“the dominant human self-reference in a meaning culture is, then, the mind . . . whereas the dominant self-reference in a presence culture is the body.”
—Hans Ulrich Gumbrecht
***
1
Let’s begin. It’s 2 am and everyone else is asleep and you have some kind of insomnia (too much sugar? too much television? too many imaginary friends?) so you get out of the hot sheets and stand on the carpet in the dark with your eyes half-open.
In a music class they taught you a breathing exercise to which you gave the name Snow Angels. The way it goes is that you start with your arms loose at your sides, and as you fill your belly with air to the lento count of 10, you raise your arms up slowly in two arcs. Your hands touch lightly together above your head just as you hit 10 and your lungs are full. Then, counting down, you lower your arms and empty yourself just as slowly, fading out at the end. This is repeated many times. The arm movements are meant to send the air to settle in the bottom of your lungs, teaching you to breathe always from that depth.
Making these Snow Angels, you learn something else: there is a moment at the height of each breath when your fingers are about to touch, and you understand that your lungs would like to expand much more than is possible. There’s a span of difference between how much you feel you could hold and how much space your body allows. Making these motions, now, in the dark looking at nothing, the difference sharpens to a bone-like curve an inch under your sternum. So that Snow Angels teaches you the edges of a shape inside you.
***
2
In photography, surface is everywhere. Photography can’t show you the inside of anything; as soon as any layer is pulled back in front of the lens, what’s revealed becomes the outside of what stays covered. This exterior, however freshly scalped, is all you see. But the camera, wherever it’s burrowed in all these stacks and strata, orients itself along its inward progress, so that the resulting image points exclusively toward the things ahead of it or beyond it—toward the unshucked interiority.
In this way, photography is all about suggestion. Portraiture is the ideal example: the power of a portrait is not in scrupulous topography, it’s in sounding the caves of headspace. A felicitous portrait conveys the feeling that the face is a room made of one-way glass, full of people—and only an instant before the shutter clicked, the light in the room switched off: the skin goes opaque, but your eyes haven’t had the time to forget what moves inside the face.
***
3
In the mirror you’re like a photograph of something. Though often not like a photograph of yourself.
The face there—it asks you to forget that it’s supposed to be the same thing as you. You live in your own interior, your skin is a surface you can watch like the others. And watching, you wonder if you could ever get to yourself from the outside in. You wonder how you might pose the question: what is ‘inside’?

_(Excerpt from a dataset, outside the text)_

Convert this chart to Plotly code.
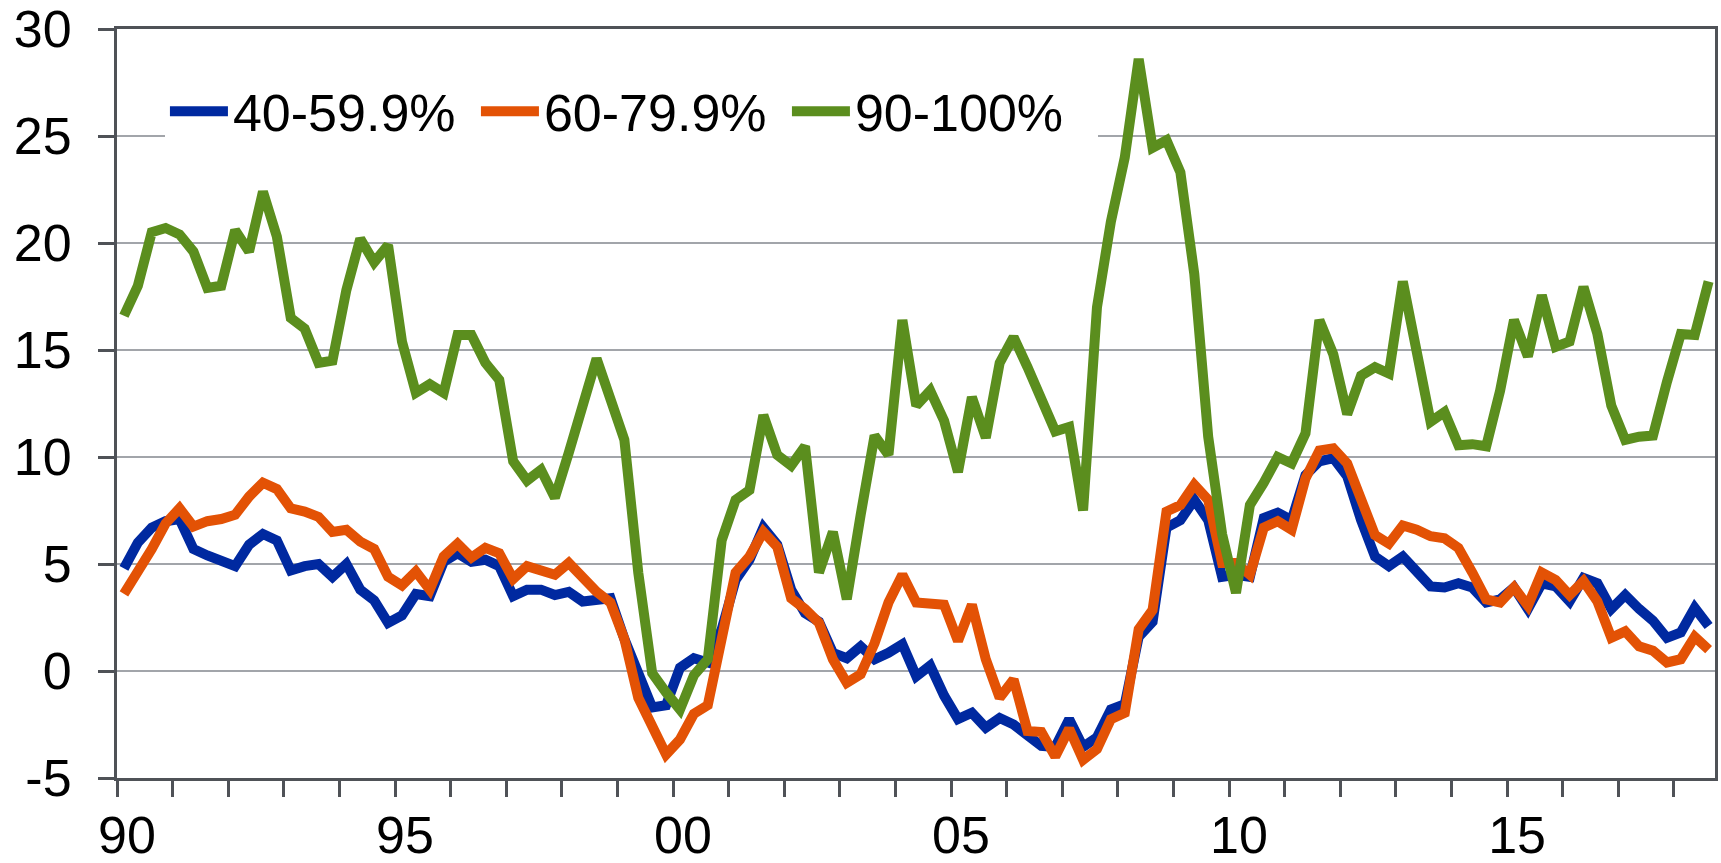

Years ago they showed you a picture, a man drawn in ink with the same brush strokes used for drawing mountains. A body you should look at in the same way you look at a structure of rocks. Some days you feel this is immoral, inhuman. Some days you feel it is most natural of all. Either way, in the mirror the game is to see not something that is yours but to see you. The mirror says: all of you is here.
***
4
There is a chapter in Dostoevsky’s The Brothers Karamazov called “In the dark.” In this chapter, the father is waiting for a visit; the woman he’s expecting will tap out a certain code on the window glass (two times gently, three times quickly) to signal I am here. The son knows that this woman might come visit his father; he needs to find out whether she’s there already. So the son climbs into the father’s backyard and stands outside the bedroom window, watching his father inside pacing and waiting. This is proof to the son that the woman can’t be there, or else his father wouldn’t be waiting. “If she were here, his face would be different.”
But this is not proof enough. Maybe the woman is asleep or hiding out of sight. Maybe his father’s agitation is not from waiting, or maybe the whole scene is a ruse. So the son makes a test: he taps the woman’s signal on the window glass. I am here. The father runs over, calls out to the woman—proving that he is alone. “And the old man almost climbed out of the window, trying to see into the darkness.”
[The window is a membrane. The father flows through his lit room, filling it, jostling its edges, but this domain of his is bounded by the window. When the son makes the signal, it is coded like a touch, like a salutatory tapping on the father’s shoulder. The window is a full side of the father’s body, the son’s hand disguised as the woman his father waits for. The coded touch is a test from one end but a message from the other.
The son knows now that the father is alone; the father knows now that he is not alone. The woman is absent, but the son is there; the father is not alone?
Whoever comes tapping, they come from a dark yard into which you can’t see. So you might choose never to believe when you feel, pressing lightly at your skin, an I am here. Or you might lean into the window and strain to see them; you might use hand-codes to reach toward them, into the dark.]
***
5
You know the feeling of repeating a word aloud to the point of senselessness. Likewise, in a learned language, a word that is more sound to you than meaning. And you understand that for each of these there is an equivalent in bodies—your own and others’.
Bodies whose familiarity makes them inexplicable; mobius bodies that you can turn and turn without ever touching through to an other side; bodies too newly unsettled to seem like anything.